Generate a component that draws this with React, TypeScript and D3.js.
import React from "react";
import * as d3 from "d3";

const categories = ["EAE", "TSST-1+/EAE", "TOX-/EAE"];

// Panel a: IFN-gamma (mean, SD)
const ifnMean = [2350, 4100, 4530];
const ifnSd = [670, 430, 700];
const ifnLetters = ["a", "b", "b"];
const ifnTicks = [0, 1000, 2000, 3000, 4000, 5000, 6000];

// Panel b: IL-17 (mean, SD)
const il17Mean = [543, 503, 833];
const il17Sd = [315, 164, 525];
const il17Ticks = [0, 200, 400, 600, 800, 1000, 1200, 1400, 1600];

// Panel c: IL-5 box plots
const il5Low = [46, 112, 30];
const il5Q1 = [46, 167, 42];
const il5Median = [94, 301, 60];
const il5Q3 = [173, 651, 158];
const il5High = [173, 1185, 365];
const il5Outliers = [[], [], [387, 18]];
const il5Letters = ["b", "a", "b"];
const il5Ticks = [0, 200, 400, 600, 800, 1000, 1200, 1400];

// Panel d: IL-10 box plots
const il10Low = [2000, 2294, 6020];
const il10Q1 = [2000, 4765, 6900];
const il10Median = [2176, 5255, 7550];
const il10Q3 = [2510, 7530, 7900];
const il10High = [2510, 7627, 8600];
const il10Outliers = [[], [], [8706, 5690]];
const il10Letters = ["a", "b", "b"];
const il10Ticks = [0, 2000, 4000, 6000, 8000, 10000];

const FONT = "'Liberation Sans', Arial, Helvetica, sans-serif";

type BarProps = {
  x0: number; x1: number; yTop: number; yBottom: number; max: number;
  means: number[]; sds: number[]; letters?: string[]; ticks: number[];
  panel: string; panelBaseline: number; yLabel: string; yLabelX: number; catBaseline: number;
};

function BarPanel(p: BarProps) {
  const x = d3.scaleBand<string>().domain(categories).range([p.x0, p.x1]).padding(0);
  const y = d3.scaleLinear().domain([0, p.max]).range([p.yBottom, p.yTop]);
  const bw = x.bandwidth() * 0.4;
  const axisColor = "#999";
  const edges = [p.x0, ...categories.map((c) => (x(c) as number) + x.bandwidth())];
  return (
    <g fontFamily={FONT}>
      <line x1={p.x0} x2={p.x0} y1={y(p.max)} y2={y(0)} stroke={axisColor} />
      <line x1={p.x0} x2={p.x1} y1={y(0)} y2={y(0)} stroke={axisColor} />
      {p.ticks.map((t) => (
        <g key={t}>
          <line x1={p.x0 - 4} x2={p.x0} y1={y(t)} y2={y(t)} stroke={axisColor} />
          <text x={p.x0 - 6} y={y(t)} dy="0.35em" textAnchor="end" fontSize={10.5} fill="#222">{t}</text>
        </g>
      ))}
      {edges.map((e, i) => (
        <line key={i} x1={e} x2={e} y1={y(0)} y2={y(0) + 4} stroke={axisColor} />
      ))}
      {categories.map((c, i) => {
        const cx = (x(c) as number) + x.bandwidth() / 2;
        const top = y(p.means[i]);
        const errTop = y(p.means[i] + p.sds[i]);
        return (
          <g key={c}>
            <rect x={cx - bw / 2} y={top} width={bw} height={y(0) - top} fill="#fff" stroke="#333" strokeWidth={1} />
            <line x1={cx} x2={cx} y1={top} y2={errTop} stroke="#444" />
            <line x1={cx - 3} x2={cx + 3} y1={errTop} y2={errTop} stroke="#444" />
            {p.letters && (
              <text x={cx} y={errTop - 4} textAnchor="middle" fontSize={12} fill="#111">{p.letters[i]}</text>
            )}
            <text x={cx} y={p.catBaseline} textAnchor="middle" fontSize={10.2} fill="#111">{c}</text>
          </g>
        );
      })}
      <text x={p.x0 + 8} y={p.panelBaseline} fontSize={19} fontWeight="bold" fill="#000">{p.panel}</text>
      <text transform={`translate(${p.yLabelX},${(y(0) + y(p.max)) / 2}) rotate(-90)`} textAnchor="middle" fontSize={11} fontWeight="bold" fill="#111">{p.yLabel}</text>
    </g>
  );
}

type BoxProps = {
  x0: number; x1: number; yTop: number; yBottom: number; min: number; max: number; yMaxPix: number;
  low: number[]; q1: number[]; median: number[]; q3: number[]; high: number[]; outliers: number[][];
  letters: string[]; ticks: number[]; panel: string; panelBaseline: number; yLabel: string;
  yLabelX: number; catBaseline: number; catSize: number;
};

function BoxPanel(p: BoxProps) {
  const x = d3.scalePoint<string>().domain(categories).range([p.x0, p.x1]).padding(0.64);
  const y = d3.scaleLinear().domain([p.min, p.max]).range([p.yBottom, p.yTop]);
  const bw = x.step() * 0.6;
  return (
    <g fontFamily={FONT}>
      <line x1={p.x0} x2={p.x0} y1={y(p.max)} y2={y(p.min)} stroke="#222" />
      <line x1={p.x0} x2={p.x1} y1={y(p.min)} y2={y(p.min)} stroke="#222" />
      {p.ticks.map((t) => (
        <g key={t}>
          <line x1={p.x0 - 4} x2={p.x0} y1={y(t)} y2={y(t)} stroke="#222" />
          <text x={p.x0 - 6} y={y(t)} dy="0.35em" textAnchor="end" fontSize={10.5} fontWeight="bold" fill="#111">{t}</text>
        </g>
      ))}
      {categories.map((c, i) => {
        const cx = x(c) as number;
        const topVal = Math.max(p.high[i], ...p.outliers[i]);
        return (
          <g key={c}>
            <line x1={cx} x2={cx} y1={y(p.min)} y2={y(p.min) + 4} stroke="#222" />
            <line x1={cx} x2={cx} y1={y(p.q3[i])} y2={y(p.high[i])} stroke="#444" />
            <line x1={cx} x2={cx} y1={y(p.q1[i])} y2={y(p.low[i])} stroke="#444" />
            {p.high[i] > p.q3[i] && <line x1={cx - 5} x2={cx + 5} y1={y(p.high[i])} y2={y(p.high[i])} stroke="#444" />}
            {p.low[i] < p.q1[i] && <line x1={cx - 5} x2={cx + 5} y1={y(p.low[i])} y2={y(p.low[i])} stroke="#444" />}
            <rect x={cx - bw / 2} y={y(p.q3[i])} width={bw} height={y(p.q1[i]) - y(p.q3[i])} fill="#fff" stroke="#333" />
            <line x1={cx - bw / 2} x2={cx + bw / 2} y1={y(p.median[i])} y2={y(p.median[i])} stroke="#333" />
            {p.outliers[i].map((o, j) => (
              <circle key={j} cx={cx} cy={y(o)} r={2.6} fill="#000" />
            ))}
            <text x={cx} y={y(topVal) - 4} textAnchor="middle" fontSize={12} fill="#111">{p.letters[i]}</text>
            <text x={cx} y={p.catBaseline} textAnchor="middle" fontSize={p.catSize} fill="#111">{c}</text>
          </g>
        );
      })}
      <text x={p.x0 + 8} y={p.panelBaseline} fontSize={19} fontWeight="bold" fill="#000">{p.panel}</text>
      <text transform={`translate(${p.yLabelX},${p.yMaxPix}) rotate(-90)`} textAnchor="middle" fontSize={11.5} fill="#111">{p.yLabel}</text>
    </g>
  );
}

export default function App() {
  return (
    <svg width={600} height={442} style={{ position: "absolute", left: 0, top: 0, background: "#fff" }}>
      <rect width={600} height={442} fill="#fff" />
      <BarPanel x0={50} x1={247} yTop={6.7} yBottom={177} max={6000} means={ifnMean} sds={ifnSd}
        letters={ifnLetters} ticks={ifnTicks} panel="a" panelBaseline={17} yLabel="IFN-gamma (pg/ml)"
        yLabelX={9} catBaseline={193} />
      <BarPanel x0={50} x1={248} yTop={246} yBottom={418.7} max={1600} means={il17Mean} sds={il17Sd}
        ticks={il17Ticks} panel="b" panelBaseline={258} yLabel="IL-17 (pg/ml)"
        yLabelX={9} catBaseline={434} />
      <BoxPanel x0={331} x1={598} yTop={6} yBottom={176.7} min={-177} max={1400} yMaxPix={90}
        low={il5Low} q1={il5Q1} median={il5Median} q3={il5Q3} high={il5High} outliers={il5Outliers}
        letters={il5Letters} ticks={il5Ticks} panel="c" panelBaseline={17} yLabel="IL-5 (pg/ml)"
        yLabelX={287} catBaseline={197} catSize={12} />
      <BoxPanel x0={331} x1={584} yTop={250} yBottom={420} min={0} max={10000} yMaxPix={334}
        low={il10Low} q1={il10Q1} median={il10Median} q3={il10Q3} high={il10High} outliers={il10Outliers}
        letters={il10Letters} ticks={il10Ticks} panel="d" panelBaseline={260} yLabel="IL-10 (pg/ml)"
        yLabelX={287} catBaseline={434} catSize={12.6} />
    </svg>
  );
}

*****

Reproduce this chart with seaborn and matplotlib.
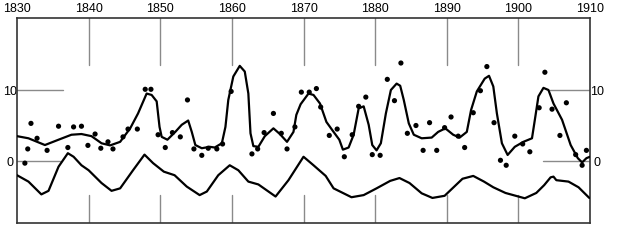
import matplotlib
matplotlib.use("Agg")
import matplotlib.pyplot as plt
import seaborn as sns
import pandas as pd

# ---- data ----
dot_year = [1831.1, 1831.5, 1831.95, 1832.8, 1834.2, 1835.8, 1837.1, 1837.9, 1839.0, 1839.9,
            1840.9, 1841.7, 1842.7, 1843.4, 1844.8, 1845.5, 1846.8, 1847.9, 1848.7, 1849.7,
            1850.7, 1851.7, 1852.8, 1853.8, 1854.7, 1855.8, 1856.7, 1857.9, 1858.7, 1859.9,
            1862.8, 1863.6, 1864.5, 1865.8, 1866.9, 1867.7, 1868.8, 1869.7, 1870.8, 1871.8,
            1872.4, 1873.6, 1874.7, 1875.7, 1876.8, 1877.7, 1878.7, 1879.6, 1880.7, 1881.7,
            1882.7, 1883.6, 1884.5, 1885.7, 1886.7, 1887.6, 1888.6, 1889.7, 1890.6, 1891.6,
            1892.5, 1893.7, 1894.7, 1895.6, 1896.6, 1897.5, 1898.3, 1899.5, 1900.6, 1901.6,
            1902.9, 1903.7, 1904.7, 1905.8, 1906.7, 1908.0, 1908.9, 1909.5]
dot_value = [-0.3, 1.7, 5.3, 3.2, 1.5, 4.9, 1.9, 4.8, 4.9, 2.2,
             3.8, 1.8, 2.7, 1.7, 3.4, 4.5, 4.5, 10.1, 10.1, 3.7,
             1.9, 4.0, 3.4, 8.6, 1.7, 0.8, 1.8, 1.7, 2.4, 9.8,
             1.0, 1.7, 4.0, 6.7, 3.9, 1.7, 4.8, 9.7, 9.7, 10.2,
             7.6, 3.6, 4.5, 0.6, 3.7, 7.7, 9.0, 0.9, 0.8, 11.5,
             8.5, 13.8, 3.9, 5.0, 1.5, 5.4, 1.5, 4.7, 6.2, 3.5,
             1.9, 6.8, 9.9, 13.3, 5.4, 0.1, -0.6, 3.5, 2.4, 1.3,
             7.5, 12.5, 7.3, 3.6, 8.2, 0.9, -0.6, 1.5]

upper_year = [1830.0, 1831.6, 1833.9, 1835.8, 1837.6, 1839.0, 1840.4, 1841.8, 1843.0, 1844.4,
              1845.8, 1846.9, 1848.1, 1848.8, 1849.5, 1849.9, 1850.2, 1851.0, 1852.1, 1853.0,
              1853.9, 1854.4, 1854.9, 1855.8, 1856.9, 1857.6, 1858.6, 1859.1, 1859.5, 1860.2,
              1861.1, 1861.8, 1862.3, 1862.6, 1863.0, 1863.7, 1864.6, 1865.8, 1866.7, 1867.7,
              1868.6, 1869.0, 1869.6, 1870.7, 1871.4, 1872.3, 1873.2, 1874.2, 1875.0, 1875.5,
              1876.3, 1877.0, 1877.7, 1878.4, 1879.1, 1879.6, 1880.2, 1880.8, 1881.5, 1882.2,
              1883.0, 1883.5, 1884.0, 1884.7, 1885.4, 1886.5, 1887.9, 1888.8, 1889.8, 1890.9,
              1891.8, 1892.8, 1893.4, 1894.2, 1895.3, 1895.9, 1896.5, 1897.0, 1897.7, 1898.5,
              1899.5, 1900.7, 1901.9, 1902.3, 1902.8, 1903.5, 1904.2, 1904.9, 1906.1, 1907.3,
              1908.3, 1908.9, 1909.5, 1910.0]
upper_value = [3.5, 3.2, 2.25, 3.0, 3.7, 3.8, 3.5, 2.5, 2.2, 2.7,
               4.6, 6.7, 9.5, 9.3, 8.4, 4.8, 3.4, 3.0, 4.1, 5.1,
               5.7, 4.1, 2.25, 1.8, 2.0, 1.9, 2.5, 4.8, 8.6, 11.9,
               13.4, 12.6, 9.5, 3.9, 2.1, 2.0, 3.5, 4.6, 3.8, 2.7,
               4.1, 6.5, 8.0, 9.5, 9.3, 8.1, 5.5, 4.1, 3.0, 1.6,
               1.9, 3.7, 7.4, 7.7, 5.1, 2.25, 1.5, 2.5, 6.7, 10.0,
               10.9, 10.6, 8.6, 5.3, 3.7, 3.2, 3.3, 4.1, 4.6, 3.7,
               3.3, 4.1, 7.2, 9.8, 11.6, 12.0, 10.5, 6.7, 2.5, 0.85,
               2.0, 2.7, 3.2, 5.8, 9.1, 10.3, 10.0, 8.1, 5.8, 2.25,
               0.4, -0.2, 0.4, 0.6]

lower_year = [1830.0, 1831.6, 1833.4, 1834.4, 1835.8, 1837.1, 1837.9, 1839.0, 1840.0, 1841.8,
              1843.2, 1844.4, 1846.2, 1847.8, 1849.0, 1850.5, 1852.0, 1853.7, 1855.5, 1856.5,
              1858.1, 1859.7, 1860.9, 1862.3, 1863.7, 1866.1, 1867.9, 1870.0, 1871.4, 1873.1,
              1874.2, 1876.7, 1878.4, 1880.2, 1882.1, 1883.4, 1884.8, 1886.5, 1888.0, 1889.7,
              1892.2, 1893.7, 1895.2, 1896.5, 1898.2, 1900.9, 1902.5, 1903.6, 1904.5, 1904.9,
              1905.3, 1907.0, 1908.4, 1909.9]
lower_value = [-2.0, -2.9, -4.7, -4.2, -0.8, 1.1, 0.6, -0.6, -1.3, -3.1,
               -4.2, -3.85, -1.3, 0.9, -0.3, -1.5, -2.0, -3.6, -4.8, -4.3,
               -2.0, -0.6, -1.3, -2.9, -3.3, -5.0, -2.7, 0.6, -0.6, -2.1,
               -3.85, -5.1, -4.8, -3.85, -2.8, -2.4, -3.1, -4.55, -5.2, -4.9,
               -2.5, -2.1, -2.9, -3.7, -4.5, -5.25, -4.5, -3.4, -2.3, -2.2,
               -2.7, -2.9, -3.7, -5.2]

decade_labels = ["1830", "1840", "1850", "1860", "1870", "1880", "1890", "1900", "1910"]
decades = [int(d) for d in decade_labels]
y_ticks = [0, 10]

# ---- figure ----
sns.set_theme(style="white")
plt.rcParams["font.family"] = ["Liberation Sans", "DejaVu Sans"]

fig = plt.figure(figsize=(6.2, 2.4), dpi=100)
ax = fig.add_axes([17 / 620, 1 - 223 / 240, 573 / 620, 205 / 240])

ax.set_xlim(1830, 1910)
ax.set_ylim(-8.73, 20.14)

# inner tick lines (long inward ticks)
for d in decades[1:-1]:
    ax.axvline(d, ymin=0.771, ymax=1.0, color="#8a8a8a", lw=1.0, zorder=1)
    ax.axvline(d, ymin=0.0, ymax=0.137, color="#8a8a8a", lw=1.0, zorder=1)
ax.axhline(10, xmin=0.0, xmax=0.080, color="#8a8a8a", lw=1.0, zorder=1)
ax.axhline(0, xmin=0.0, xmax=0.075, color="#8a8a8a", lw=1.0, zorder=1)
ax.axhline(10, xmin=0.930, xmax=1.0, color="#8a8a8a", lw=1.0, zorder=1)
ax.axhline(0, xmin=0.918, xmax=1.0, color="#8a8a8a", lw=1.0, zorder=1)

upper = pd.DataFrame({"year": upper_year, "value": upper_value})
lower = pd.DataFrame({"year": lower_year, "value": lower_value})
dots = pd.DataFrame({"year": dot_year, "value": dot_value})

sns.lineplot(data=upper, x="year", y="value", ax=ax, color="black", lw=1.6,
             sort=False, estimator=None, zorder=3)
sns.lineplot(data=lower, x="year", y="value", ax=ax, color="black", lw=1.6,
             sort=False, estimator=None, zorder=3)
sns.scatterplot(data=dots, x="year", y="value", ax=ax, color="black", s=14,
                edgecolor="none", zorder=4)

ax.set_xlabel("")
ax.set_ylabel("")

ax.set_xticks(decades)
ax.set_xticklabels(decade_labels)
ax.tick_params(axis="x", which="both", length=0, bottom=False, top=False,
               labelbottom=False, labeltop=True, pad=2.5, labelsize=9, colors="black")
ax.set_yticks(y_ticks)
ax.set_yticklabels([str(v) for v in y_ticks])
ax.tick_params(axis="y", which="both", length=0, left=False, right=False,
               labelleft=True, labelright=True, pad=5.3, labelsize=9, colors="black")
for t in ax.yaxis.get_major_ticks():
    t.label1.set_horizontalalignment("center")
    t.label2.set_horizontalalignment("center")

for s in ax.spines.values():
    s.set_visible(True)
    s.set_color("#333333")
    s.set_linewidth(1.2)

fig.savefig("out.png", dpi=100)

*****

### Job
Make an exact copy of the lines from the one that contains "Reproduce this chart" through the one that contains "import pandas as pd", both included, and no other lines. Pictures are skipped.

### Completed task
Reproduce this chart with seaborn and matplotlib.
import matplotlib
matplotlib.use("Agg")
import matplotlib.pyplot as plt
import seaborn as sns
import pandas as pd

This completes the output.